Set problem: Nothing outside the lines from the one containing "Rebuild this chart" down to the one containing "import seaborn as sns" belongs in the copy; print that span exactly, both ends included, with pictures removed.

The records:
** start **
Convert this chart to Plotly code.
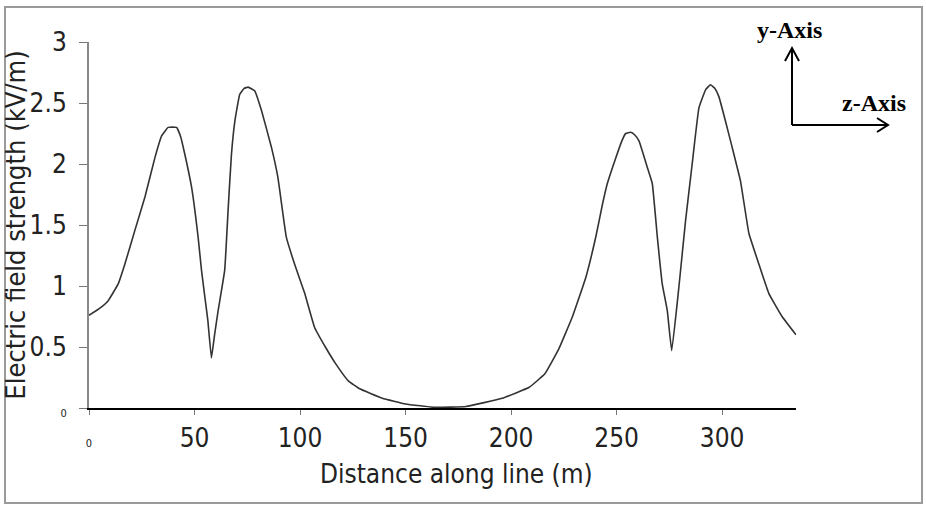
** end **
** start **
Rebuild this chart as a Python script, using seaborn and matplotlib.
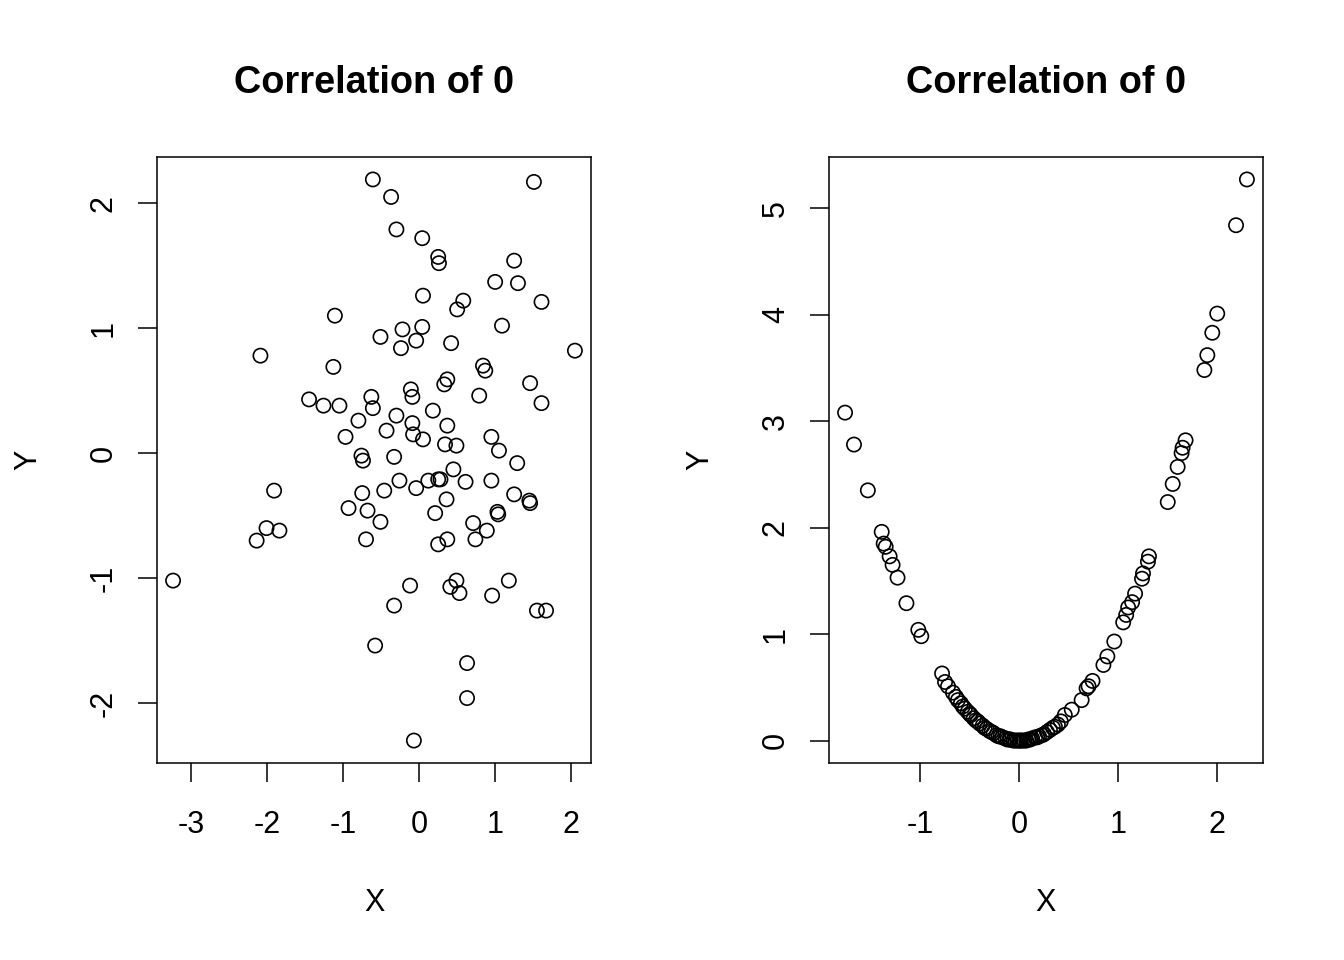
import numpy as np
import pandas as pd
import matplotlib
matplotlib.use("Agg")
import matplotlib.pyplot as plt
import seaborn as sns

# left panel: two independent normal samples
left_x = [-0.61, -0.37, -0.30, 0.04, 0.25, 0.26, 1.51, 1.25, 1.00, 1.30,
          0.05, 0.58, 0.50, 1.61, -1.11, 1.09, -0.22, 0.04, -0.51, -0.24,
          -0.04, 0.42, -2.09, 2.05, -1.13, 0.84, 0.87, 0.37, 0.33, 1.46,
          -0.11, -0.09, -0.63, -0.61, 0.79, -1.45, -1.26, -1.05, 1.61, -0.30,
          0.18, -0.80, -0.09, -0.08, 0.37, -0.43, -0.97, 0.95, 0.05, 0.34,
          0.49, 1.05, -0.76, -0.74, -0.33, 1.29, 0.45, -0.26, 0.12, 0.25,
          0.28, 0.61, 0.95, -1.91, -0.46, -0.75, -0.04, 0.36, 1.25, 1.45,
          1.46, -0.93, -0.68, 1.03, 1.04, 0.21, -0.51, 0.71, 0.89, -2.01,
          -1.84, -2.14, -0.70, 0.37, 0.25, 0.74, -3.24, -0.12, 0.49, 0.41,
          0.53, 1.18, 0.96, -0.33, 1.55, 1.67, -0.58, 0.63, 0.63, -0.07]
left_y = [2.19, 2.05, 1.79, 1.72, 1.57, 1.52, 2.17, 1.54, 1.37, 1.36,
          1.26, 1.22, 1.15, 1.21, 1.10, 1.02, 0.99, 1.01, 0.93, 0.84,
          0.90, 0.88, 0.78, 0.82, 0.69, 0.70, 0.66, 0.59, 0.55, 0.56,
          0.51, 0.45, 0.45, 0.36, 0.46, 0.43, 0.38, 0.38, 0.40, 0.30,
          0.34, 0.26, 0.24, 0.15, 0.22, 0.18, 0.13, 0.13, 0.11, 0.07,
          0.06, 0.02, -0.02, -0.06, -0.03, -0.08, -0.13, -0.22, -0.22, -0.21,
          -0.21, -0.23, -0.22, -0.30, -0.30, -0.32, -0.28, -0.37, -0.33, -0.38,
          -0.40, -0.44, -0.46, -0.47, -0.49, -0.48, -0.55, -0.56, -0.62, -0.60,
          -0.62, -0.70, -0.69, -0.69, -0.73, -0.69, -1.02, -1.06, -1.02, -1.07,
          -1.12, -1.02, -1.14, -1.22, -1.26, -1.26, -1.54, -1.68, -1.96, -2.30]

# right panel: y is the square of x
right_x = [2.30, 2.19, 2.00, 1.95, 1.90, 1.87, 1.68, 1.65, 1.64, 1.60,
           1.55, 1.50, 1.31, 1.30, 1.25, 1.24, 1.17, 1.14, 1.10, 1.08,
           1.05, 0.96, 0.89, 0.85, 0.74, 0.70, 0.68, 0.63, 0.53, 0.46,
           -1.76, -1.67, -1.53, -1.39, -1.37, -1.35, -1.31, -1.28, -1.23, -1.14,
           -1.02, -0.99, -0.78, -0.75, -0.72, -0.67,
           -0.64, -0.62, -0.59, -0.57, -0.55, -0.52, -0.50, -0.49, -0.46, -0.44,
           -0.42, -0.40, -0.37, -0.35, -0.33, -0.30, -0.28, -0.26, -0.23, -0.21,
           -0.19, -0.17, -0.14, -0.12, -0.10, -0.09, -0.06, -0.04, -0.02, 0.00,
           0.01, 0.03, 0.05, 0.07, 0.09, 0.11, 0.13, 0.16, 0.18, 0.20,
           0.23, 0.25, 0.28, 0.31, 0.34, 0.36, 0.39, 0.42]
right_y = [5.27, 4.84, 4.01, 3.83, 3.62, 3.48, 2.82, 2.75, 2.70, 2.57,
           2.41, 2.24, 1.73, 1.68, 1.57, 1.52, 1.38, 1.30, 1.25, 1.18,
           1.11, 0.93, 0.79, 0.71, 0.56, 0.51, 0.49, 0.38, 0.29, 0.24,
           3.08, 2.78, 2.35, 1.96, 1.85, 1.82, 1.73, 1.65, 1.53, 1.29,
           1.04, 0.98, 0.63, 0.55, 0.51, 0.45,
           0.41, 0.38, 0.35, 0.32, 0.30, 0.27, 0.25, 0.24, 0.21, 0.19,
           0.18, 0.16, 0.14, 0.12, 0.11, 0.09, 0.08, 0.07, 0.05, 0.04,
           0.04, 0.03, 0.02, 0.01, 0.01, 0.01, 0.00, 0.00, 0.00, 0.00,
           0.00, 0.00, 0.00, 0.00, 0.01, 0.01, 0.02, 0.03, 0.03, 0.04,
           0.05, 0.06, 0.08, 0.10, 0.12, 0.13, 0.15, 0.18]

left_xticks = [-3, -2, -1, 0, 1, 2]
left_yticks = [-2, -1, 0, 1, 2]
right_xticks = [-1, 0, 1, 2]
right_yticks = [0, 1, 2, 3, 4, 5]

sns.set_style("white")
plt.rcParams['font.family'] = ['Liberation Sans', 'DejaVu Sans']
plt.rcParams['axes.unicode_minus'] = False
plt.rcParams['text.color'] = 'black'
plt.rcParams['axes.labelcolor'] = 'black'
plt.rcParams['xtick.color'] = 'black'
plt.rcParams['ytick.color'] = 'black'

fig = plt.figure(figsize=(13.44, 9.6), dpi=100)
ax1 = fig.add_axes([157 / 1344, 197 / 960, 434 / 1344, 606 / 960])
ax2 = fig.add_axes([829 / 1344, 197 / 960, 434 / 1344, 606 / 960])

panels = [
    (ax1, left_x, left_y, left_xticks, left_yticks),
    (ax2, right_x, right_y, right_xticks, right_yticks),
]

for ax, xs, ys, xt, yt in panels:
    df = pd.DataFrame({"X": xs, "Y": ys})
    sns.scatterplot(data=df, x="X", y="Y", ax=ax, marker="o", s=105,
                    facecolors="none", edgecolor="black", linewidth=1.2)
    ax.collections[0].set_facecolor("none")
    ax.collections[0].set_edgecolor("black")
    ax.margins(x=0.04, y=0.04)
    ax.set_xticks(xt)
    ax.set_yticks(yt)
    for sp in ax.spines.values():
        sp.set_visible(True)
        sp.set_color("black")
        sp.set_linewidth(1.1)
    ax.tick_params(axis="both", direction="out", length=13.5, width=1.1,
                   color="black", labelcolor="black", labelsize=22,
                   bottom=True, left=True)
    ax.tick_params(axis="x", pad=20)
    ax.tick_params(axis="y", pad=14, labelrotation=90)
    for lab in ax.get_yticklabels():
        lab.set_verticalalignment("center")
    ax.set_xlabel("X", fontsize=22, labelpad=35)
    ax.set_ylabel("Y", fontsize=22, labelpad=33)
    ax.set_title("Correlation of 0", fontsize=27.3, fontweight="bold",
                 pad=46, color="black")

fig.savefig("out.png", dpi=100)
** end **
Result of this task:
Rebuild this chart as a Python script, using seaborn and matplotlib.
import numpy as np
import pandas as pd
import matplotlib
matplotlib.use("Agg")
import matplotlib.pyplot as plt
import seaborn as sns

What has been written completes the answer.